E’ stato arrestato in carcere per detenzione di stupefacente finalizzato allo spaccio, aggiungendo alle sue imprese da fenomeno della criminalità (è stato anche protagonista di una rivolta in carcere) anche quello dello spaccio tra le mura dell’istituto di pena. Stamane si è tenuta l’udienza di convalida dell’arresto, nella quale il pm ha contestato ad Abbagnara il reato di detenzione e spaccio di stupefacenti aggravata dalla circostanza di aver ceduto la droga all’interno del carcere. Convalidato l’arresto, in sede di giudizio direttissimo, Mariano Abbagnara – su suggerimento del suo difensore l’avvocato Dario Vannetiello – ha definito il procedimento con rito abbreviato. Il pm ha chiesto la condanna ad un anno di reclusione per l’imputato ed ha chiesto al giudice di applicare la misura della custodia cautelare in carcere,sostenendo che Abbagnara meritasse la severa misura del carcere per la gravità della condotta posta in essere nonché la sua negativa personalità, essendo gravato sia da una condanna per omicidio a 16 anni di reclusione, sia da una ordinanza di custodia cautelare per associazione camorristica quale elemento di spicco del clan D’Amico, sia perché si rese protagonista anche di una rivolta in carcere. Infatti, il baby killer – detenuto nel carcere minorile di Airola per l’omicidio di Canfora Raffaele – fu a capo di una rivolta, cui seguirono devastazione delle celle e lesioni agli agenti intervenuti a sedarla.

Dopo un’articolata arringa difensiva Vannetiello il giudice ha ritenuto che lo spacco fosse di lieve entità ed ha condannato Abbagnara alla pena di sei mesi di reclusione. Il Tribunale ha condiviso quanto sostenuto dal difensore dell’imputato circa la inapplicabilità della custodia cautelare in carcere, rigettando in toto la richiesta di applicazione della misura cautelare in carcere formulata dal Pubblico Ministero.

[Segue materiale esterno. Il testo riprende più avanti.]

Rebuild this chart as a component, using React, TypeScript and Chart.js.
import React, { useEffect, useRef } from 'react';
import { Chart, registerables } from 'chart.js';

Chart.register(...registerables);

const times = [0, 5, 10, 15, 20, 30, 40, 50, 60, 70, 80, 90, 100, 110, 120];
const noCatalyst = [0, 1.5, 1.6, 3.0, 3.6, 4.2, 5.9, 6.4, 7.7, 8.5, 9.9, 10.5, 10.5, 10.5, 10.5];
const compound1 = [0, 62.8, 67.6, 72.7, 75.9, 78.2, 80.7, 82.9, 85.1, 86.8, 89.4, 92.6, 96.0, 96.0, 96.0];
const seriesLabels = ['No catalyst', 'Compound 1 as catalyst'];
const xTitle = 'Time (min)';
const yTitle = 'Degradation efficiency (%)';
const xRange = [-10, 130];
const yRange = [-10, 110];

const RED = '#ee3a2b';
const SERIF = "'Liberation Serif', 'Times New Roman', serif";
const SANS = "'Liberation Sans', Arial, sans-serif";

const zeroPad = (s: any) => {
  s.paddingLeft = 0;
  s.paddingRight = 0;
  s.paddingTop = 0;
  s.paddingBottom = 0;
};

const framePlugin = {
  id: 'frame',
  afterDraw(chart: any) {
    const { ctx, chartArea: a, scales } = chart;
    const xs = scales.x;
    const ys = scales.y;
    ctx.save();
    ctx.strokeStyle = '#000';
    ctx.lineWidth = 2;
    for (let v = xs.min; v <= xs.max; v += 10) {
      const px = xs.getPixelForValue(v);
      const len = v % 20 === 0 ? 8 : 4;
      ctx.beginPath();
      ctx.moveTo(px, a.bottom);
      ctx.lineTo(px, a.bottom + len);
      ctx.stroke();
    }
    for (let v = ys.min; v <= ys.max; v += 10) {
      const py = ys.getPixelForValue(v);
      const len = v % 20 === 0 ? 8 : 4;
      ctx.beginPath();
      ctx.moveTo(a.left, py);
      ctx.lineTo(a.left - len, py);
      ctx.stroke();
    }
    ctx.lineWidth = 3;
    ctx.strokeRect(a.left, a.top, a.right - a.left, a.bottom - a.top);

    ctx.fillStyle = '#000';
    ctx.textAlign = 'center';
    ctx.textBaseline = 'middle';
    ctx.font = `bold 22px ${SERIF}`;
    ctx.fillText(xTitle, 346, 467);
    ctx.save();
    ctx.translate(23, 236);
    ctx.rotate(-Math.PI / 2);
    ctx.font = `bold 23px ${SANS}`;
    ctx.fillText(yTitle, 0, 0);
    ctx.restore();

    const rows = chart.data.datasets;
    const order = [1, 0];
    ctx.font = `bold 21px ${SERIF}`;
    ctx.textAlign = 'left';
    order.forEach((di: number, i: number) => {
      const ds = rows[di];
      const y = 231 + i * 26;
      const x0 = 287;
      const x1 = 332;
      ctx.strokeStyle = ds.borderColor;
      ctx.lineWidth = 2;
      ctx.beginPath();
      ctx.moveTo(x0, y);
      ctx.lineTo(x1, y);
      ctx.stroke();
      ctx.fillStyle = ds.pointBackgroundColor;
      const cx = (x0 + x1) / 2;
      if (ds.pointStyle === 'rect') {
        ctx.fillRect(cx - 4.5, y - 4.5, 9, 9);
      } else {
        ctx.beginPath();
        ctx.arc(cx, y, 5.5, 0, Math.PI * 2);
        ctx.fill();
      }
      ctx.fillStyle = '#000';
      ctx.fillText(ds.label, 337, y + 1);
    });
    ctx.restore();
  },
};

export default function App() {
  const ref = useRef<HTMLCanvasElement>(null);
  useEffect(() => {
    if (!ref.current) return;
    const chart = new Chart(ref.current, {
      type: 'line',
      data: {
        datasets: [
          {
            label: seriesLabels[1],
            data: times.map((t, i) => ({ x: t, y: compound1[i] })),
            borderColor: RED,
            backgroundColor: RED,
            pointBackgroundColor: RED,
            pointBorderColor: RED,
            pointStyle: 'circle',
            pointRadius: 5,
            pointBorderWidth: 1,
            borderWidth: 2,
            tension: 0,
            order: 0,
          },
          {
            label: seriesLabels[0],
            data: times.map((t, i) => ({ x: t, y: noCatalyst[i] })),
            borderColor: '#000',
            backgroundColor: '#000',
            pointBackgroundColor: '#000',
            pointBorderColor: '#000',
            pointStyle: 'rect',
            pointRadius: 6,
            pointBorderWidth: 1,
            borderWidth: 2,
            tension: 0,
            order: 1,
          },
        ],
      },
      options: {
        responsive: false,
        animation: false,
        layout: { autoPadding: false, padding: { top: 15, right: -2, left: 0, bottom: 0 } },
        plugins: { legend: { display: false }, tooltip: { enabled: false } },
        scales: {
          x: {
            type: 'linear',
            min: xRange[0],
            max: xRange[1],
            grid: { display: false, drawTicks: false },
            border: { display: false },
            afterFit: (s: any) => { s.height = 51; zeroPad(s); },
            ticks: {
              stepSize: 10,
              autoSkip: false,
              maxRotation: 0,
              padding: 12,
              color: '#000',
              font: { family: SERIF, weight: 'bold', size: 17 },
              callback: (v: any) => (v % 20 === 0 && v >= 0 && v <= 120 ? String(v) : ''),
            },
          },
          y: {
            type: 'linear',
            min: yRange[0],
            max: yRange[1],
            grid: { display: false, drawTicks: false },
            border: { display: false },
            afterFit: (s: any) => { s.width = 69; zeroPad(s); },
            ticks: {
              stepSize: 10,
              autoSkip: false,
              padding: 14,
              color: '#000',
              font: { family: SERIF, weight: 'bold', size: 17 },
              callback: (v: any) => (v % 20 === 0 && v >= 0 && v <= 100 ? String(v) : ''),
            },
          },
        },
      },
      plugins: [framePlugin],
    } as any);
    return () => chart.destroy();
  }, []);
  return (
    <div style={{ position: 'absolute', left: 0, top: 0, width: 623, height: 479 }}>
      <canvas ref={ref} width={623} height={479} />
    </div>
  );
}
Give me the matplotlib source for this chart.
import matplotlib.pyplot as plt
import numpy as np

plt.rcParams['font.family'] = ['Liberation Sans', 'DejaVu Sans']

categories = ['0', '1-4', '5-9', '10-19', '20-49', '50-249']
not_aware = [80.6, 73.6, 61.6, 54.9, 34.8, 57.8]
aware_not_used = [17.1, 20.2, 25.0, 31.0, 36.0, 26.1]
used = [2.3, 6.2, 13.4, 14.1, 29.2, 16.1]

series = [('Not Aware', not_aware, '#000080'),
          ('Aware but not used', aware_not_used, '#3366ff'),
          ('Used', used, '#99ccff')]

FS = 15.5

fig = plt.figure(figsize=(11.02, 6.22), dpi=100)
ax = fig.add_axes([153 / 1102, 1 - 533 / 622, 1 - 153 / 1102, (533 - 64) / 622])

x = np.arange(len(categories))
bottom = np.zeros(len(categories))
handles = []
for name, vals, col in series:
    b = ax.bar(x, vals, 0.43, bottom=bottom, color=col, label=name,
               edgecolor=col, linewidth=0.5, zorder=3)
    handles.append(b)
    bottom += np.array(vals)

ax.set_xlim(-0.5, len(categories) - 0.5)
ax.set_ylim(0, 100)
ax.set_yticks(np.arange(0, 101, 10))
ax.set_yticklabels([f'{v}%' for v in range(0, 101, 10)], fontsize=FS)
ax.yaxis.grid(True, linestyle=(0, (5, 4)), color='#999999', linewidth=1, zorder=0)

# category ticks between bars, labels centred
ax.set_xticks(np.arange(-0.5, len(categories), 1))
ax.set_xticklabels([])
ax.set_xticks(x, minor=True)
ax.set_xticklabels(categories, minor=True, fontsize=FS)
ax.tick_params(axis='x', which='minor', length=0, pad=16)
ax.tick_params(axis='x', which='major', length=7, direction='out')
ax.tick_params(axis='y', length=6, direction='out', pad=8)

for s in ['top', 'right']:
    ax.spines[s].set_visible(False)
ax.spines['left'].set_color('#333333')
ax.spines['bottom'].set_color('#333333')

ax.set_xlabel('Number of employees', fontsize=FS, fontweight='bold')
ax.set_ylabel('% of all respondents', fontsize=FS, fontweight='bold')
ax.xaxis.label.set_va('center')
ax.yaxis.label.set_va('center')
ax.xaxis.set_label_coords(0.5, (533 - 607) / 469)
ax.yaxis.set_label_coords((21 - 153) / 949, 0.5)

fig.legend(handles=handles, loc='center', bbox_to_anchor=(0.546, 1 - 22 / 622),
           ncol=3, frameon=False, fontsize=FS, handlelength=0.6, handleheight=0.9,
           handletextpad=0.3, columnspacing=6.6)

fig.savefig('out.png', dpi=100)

Per Abbagnara a breve si aprirà un altro capitolo della sua già travagliata e combattuta storia giudiziaria. Infatti, dopo il secondo annullamento disposto dalla Suprema Corte di Cassazione in accoglimento dei ricorsi proposti dall’avvocato Dario Vannetiello, si dovrà discutere per la terza volta innanzi al Tribunale del Riesame di Napoli onde stabilire se sussistono o meno i gravi indizi in ordine alla appartenenza di Abbagnara al clan D’Amico. Nel frattempo il processo di merito al clan D’Amico è in piena fase dibattimentale con udienza fissata giovedì prossimo innanzi al Tribunale di Napoli – I sezione penale.